J’en viens à cette lueur d’espoir à l’horizon dont vous avez parlé hier dans votre discours d’ouverture, cher Christoph Heusgen. Cette lueur d’espoir existe, et elle est plus vive que ce que nous donnent parfois à croire les informations ou les journaux. Nous sommes plus unis que jamais. La Suède et la Finlande ont décidé d’adhérer à l’OTAN. Au sein de l’Alliance atlantique, nous avons adopté de nouveaux plans de défense. En Allemagne, nous avons inscrit dans notre Constitution un fonds spécial doté de 100 milliards d’euros pour la Bundeswehr, dont 80 pour cent sont déjà engagés contractuellement. Le ministre fédéral de la Défense Boris Pistorius et moi même avons décidé le stationnement en permanence d’une brigade opérationnelle allemande en Lituanie, sur le flanc oriental de l’OTAN. Le sommet de l’OTAN de juillet à Washington montrera à quel point l’Europe contribue désormais à la sécurité de l’espace euro atlantique.
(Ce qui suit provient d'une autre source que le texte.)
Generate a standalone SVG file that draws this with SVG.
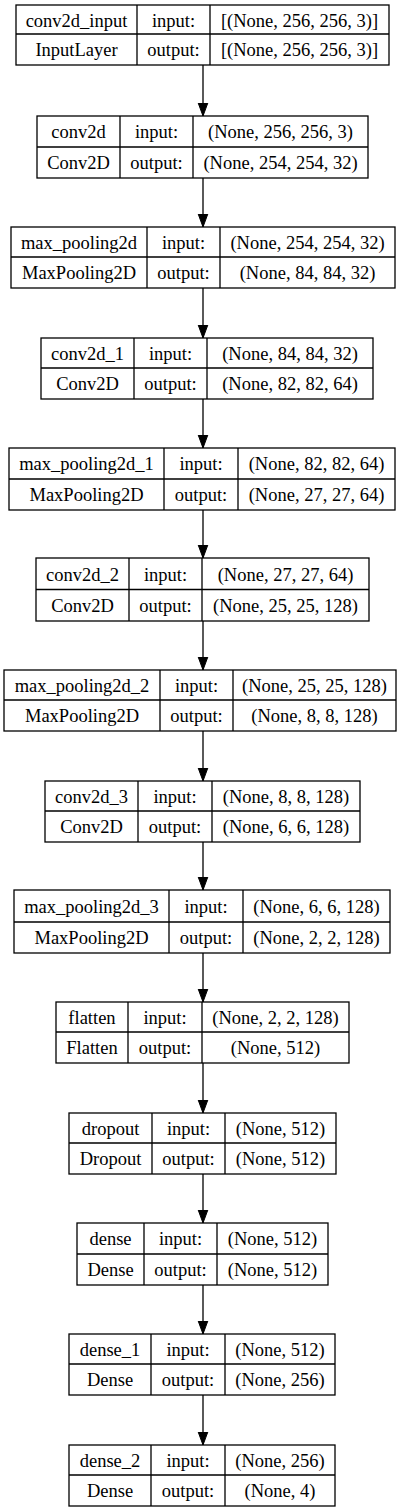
<svg xmlns="http://www.w3.org/2000/svg" width="405" height="1512" viewBox="0 0 405 1512">
<style>
.b{fill:#fff;stroke:#000;stroke-width:1.3}
.l{stroke:#000;stroke-width:1.3;fill:none}
text{font-family:"Liberation Serif","Times New Roman",serif;font-size:18.5px;fill:#000;text-anchor:middle}
</style>
<defs>
<marker id="ah" markerWidth="14" markerHeight="12" refX="13.5" refY="5.5" orient="auto" markerUnits="userSpaceOnUse">
<polygon points="0,0.5 13.5,5.5 0,10.5" fill="#000" stroke="#000" stroke-width="1"/>
</marker>
</defs>
<rect width="405" height="1512" fill="#fff"/>
<g id="connectors">
<line class="l" x1="203" y1="65" x2="203" y2="116" marker-end="url(#ah)"/>
<line class="l" x1="203" y1="178" x2="203" y2="227" marker-end="url(#ah)"/>
<line class="l" x1="203" y1="288" x2="203" y2="338" marker-end="url(#ah)"/>
<line class="l" x1="203" y1="399" x2="203" y2="448" marker-end="url(#ah)"/>
<line class="l" x1="203" y1="510" x2="203" y2="558" marker-end="url(#ah)"/>
<line class="l" x1="203" y1="621" x2="203" y2="670" marker-end="url(#ah)"/>
<line class="l" x1="203" y1="731" x2="203" y2="781" marker-end="url(#ah)"/>
<line class="l" x1="203" y1="842" x2="203" y2="890" marker-end="url(#ah)"/>
<line class="l" x1="203" y1="953" x2="203" y2="1002" marker-end="url(#ah)"/>
<line class="l" x1="203" y1="1063" x2="203" y2="1113" marker-end="url(#ah)"/>
<line class="l" x1="203" y1="1174" x2="203" y2="1223" marker-end="url(#ah)"/>
<line class="l" x1="203" y1="1285" x2="203" y2="1334" marker-end="url(#ah)"/>
<line class="l" x1="203" y1="1395" x2="203" y2="1445" marker-end="url(#ah)"/>
</g>
<g id="n1">
<rect class="b" x="16" y="5" width="373" height="60"/>
<path class="l" d="M16 34H389M137 5V65M210 5V65"/>
<text x="76.5" y="26.5">conv2d_input</text><text x="173.5" y="26.5">input:</text><text x="299.5" y="26.5">[(None, 256, 256, 3)]</text>
<text x="76.5" y="56">InputLayer</text><text x="173.5" y="56">output:</text><text x="299.5" y="56">[(None, 256, 256, 3)]</text>
</g>
<g id="n2">
<rect class="b" x="37" y="116" width="331" height="62"/>
<path class="l" d="M37 147H368M120 116V178M193 116V178"/>
<text x="78.5" y="138">conv2d</text><text x="156.5" y="138">input:</text><text x="280.5" y="138">(None, 256, 256, 3)</text>
<text x="78.5" y="169">Conv2D</text><text x="156.5" y="169">output:</text><text x="280.5" y="169">(None, 254, 254, 32)</text>
</g>
<g id="n3">
<rect class="b" x="11" y="227" width="384" height="61"/>
<path class="l" d="M11 257H395M147 227V288M220 227V288"/>
<text x="79" y="248.5">max_pooling2d</text><text x="183.5" y="248.5">input:</text><text x="307.5" y="248.5">(None, 254, 254, 32)</text>
<text x="79" y="279">MaxPooling2D</text><text x="183.5" y="279">output:</text><text x="307.5" y="279">(None, 84, 84, 32)</text>
</g>
<g id="n4">
<rect class="b" x="41" y="338" width="332" height="61"/>
<path class="l" d="M41 368H373M134 338V399M207 338V399"/>
<text x="87.5" y="359.5">conv2d_1</text><text x="170.5" y="359.5">input:</text><text x="290" y="359.5">(None, 84, 84, 32)</text>
<text x="87.5" y="390">Conv2D</text><text x="170.5" y="390">output:</text><text x="290" y="390">(None, 82, 82, 64)</text>
</g>
<g id="n5">
<rect class="b" x="9" y="448" width="386" height="62"/>
<path class="l" d="M9 479H395M164 448V510M238 448V510"/>
<text x="86.5" y="470">max_pooling2d_1</text><text x="201" y="470">input:</text><text x="316.5" y="470">(None, 82, 82, 64)</text>
<text x="86.5" y="501">MaxPooling2D</text><text x="201" y="501">output:</text><text x="316.5" y="501">(None, 27, 27, 64)</text>
</g>
<g id="n6">
<rect class="b" x="36" y="558" width="333" height="63"/>
<path class="l" d="M36 589.5H369M129 558V621M202 558V621"/>
<text x="82.5" y="580.5">conv2d_2</text><text x="165.5" y="580.5">input:</text><text x="285.5" y="580.5">(None, 27, 27, 64)</text>
<text x="82.5" y="612">Conv2D</text><text x="165.5" y="612">output:</text><text x="285.5" y="612">(None, 25, 25, 128)</text>
</g>
<g id="n7">
<rect class="b" x="4" y="670" width="392" height="61"/>
<path class="l" d="M4 700H396M160 670V731M233 670V731"/>
<text x="82" y="691.5">max_pooling2d_2</text><text x="196.5" y="691.5">input:</text><text x="314.5" y="691.5">(None, 25, 25, 128)</text>
<text x="82" y="722">MaxPooling2D</text><text x="196.5" y="722">output:</text><text x="314.5" y="722">(None, 8, 8, 128)</text>
</g>
<g id="n8">
<rect class="b" x="45" y="781" width="315" height="61"/>
<path class="l" d="M45 811H360M138 781V842M212 781V842"/>
<text x="91.5" y="802.5">conv2d_3</text><text x="175" y="802.5">input:</text><text x="286" y="802.5">(None, 8, 8, 128)</text>
<text x="91.5" y="833">Conv2D</text><text x="175" y="833">output:</text><text x="286" y="833">(None, 6, 6, 128)</text>
</g>
<g id="n9">
<rect class="b" x="14" y="890" width="376" height="63"/>
<path class="l" d="M14 922H390M169 890V953M243 890V953"/>
<text x="91.5" y="912.5">max_pooling2d_3</text><text x="206" y="912.5">input:</text><text x="316.5" y="912.5">(None, 6, 6, 128)</text>
<text x="91.5" y="944">MaxPooling2D</text><text x="206" y="944">output:</text><text x="316.5" y="944">(None, 2, 2, 128)</text>
</g>
<g id="n10">
<rect class="b" x="56" y="1002" width="293" height="61"/>
<path class="l" d="M56 1032H349M128 1002V1063M202 1002V1063"/>
<text x="92" y="1023.5">flatten</text><text x="165" y="1023.5">input:</text><text x="275.5" y="1023.5">(None, 2, 2, 128)</text>
<text x="92" y="1054">Flatten</text><text x="165" y="1054">output:</text><text x="275.5" y="1054">(None, 512)</text>
</g>
<g id="n11">
<rect class="b" x="69" y="1113" width="267" height="61"/>
<path class="l" d="M69 1143H336M152 1113V1174M225 1113V1174"/>
<text x="110.5" y="1134.5">dropout</text><text x="188.5" y="1134.5">input:</text><text x="280.5" y="1134.5">(None, 512)</text>
<text x="110.5" y="1165">Dropout</text><text x="188.5" y="1165">output:</text><text x="280.5" y="1165">(None, 512)</text>
</g>
<g id="n12">
<rect class="b" x="77" y="1223" width="251" height="62"/>
<path class="l" d="M77 1254H328M144 1223V1285M217 1223V1285"/>
<text x="110.5" y="1245">dense</text><text x="180.5" y="1245">input:</text><text x="272.5" y="1245">(None, 512)</text>
<text x="110.5" y="1276">Dense</text><text x="180.5" y="1276">output:</text><text x="272.5" y="1276">(None, 512)</text>
</g>
<g id="n13">
<rect class="b" x="69" y="1334" width="266" height="61"/>
<path class="l" d="M69 1364H335M151 1334V1395M225 1334V1395"/>
<text x="110" y="1355.5">dense_1</text><text x="188" y="1355.5">input:</text><text x="280" y="1355.5">(None, 512)</text>
<text x="110" y="1386">Dense</text><text x="188" y="1386">output:</text><text x="280" y="1386">(None, 256)</text>
</g>
<g id="n14">
<rect class="b" x="69" y="1445" width="266" height="61"/>
<path class="l" d="M69 1475H335M151 1445V1506M225 1445V1506"/>
<text x="110" y="1466.5">dense_2</text><text x="188" y="1466.5">input:</text><text x="280" y="1466.5">(None, 256)</text>
<text x="110" y="1497">Dense</text><text x="188" y="1497">output:</text><text x="280" y="1497">(None, 4)</text>
</g>
</svg>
Pour le 75e anniversaire de l’Alliance, l’on peut dire que c’est une bonne nouvelle.

La Russie, elle, n’a pas atteint un seul de ses objectifs de guerre. Poutine voulait s’emparer de Kyïv en deux semaines. Deux ans plus tard, l’Ukraine a libéré plus de la moitié des territoires occupés par les Russes. La Russie a perdu le contrôle de la mer Noire occidentale. Le mérite en revient en tout premier lieu aux forces armées ukrainiennes. Leur courage et leurs succès obtenus de haute lutte m’inspirent le plus grand respect ! Mais le soutien que nous tous avons apporté a aussi contribué à ce résultat. Cela devrait constituer pour nous une motivation pour ne pas relâcher nos efforts maintenant, mais au contraire pour poursuivre sur la même voie, avec détermination. C’est exactement ce qui anime l’Allemagne : la détermination, et aussi la reconnaissance pour la cohésion qui est la nôtre, aujourd’hui comme demain. Je vous remercie.